CSIS, citing industry sources, reports that Indian fertilizer manufacturers have already cut urea output as high LNG costs raise production expenses — threatening India’s monsoon planting season and rice and wheat export volumes.
The disruption is hitting Indian agriculture from both sides: India’s basmati rice exports to Iran — one of its largest rice markets — have halted entirely since the conflict began, according to the All India Rice Exporters Association.
Joseph Glauber, senior research fellow at the International Food Policy Research Institute, notes that the wider impact on food prices will be driven less by commodity moves than by energy cost pass-through, which represents roughly half the total retail food bill. Farmers may shift away from nitrogen-intensive crops such as corn, Glauber said — reshaping grain and starch ingredient supply heading into H2 2026.

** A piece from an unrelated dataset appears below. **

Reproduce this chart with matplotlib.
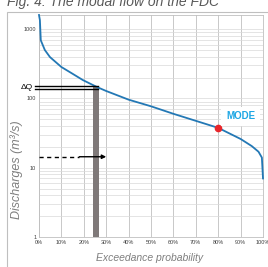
import matplotlib
matplotlib.use("Agg")
import matplotlib.pyplot as plt
import matplotlib.patches as mpatches
from matplotlib.ticker import FixedLocator, LogLocator, NullFormatter

# flow duration curve
exceed = [0, 0.4, 0.8, 2.6, 4.9, 10, 14.5, 19.6, 25.9, 30, 40, 50, 60, 70, 80, 90, 95, 98, 99.5, 100]
flow = [1600, 1350, 690, 500, 395, 284, 232, 184, 146, 128, 96, 77, 60, 47.5, 37.6, 26, 20.5, 17, 14, 7]

mode_x, mode_q = 80, 37.6
bar_x0, bar_x1, bar_top = 24, 27, 146
dq_levels = [150, 137]
arrow_q = 14.4
x_ticks = list(range(0, 101, 10))
x_labels = [f"{t}%" for t in x_ticks]
y_ticks = [1, 10, 100, 1000]

plt.rcParams['font.family'] = ['Liberation Sans', 'DejaVu Sans']

W, H = 268, 267
fig = plt.figure(figsize=(W / 100, H / 100), dpi=100)
ax = fig.add_axes([39 / W, 1 - 237 / H, 224 / W, 222 / H])

ax.set_yscale('log')
ax.set_xlim(0, 100)
ax.set_ylim(1, 1600)

# grid
ax.xaxis.set_major_locator(FixedLocator(x_ticks))
ax.yaxis.set_major_locator(FixedLocator(y_ticks))
ax.yaxis.set_minor_locator(LogLocator(base=10, subs=range(2, 10)))
ax.yaxis.set_minor_formatter(NullFormatter())
ax.set_xticklabels(x_labels)
ax.set_yticklabels([str(t) for t in y_ticks])
ax.grid(True, which='major', axis='x', color='#bfbfbf', lw=0.6)
ax.grid(True, which='both', axis='y', color='#d9d9d9', lw=0.5)
ax.tick_params(which='both', length=0, labelsize=4, colors='#404040', pad=2)
for s in ax.spines.values():
    s.set_color('#bfbfbf')
    s.set_linewidth(0.6)

# gray bar
ax.add_patch(mpatches.Rectangle((bar_x0, 1), bar_x1 - bar_x0, bar_top - 1,
                                facecolor='#7f7979', edgecolor='none', zorder=2))

# curve
ax.plot(exceed, flow, color='#2378b5', lw=1.3, zorder=3, clip_on=False)
ax.plot([mode_x], [mode_q], 'o', color='#e8262b', ms=4.5, zorder=4)

# delta Q lines (reach outside axes on the left)
for q in dq_levels:
    ax.plot([-2, bar_x1 - 0.5], [q, q], color='black', lw=1.0, zorder=3, clip_on=False)
ax.text(-5.5, 144, "ΔQ", fontsize=6, ha='center', va='center', color='black')

# dashed arrow
ax.plot([0, 18], [arrow_q, arrow_q], color='black', lw=1.0, ls=(0, (3, 2.5)), zorder=3)
ax.annotate('', xy=(30, arrow_q), xytext=(18, arrow_q),
            arrowprops=dict(arrowstyle='-|>', color='black', lw=1.0,
                            mutation_scale=6, shrinkA=0, shrinkB=0), zorder=3)

# MODE label
ax.text(90, 55, "MODE", fontsize=7, fontweight='bold', color='#1ea7e4',
        ha='center', va='center', zorder=5, clip_on=False,
        bbox=dict(facecolor='white', edgecolor='none', pad=3.5))

# labels
fig.text(17 / W, 1 - 170 / H, "Discharges (m³/s)", rotation=90, fontsize=9,
         style='italic', color='#7f7f7f', ha='center', va='center')
fig.text(150 / W, 1 - 258 / H, "Exceedance probability", fontsize=7.5,
         style='italic', color='#7f7f7f', ha='center', va='center')
fig.text(7 / W, 1 - 6 / H, "Fig. 4: The modal flow on the FDC", fontsize=10,
         style='italic', color='#595959', ha='left', va='baseline')

# outer frame
fig.patches.append(mpatches.Rectangle((7 / W, -0.1), 2, 1.1 - 12 / H, transform=fig.transFigure,
                                      facecolor='none', edgecolor='#bfbfbf', lw=0.8))

fig.savefig("out.png", dpi=100)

Coalition push offers no quick fix
US President Trump called over the weekend for China, France, Japan, South Korea, the UK, and others to send warships to keep the strait “open and safe,” with reports that the White House hopes to announce a “Hormuz Coalition” as early as this week. No country has publicly committed.
Trump has acknowledged that even with Iran’s military degraded, “it’s easy for them to send a drone or two, drop a mine, or deliver a close range missile” along the waterway.
Iran, meanwhile, is signaling selective access on its own terms. Its foreign minister said that Tehran has been “approached by a number of countries” seeking safe passage. India confirmed that two of its tankers were allowed through on Saturday after bilateral talks, while a senior Iranian official told reporters that Tehran is weighing allowing vessels through on the condition that cargo is traded in Chinese yuan rather than US dollars.
For food ingredient supply chains, even a coalition escort or selective reopening would not restore normal fertilizer flows quickly. Carnegie warns that restarting Gulf production and transport takes weeks that Northern Hemisphere farmers do not have — and a conditional, bilateral reopening creates unpredictable access that procurement teams cannot hedge against.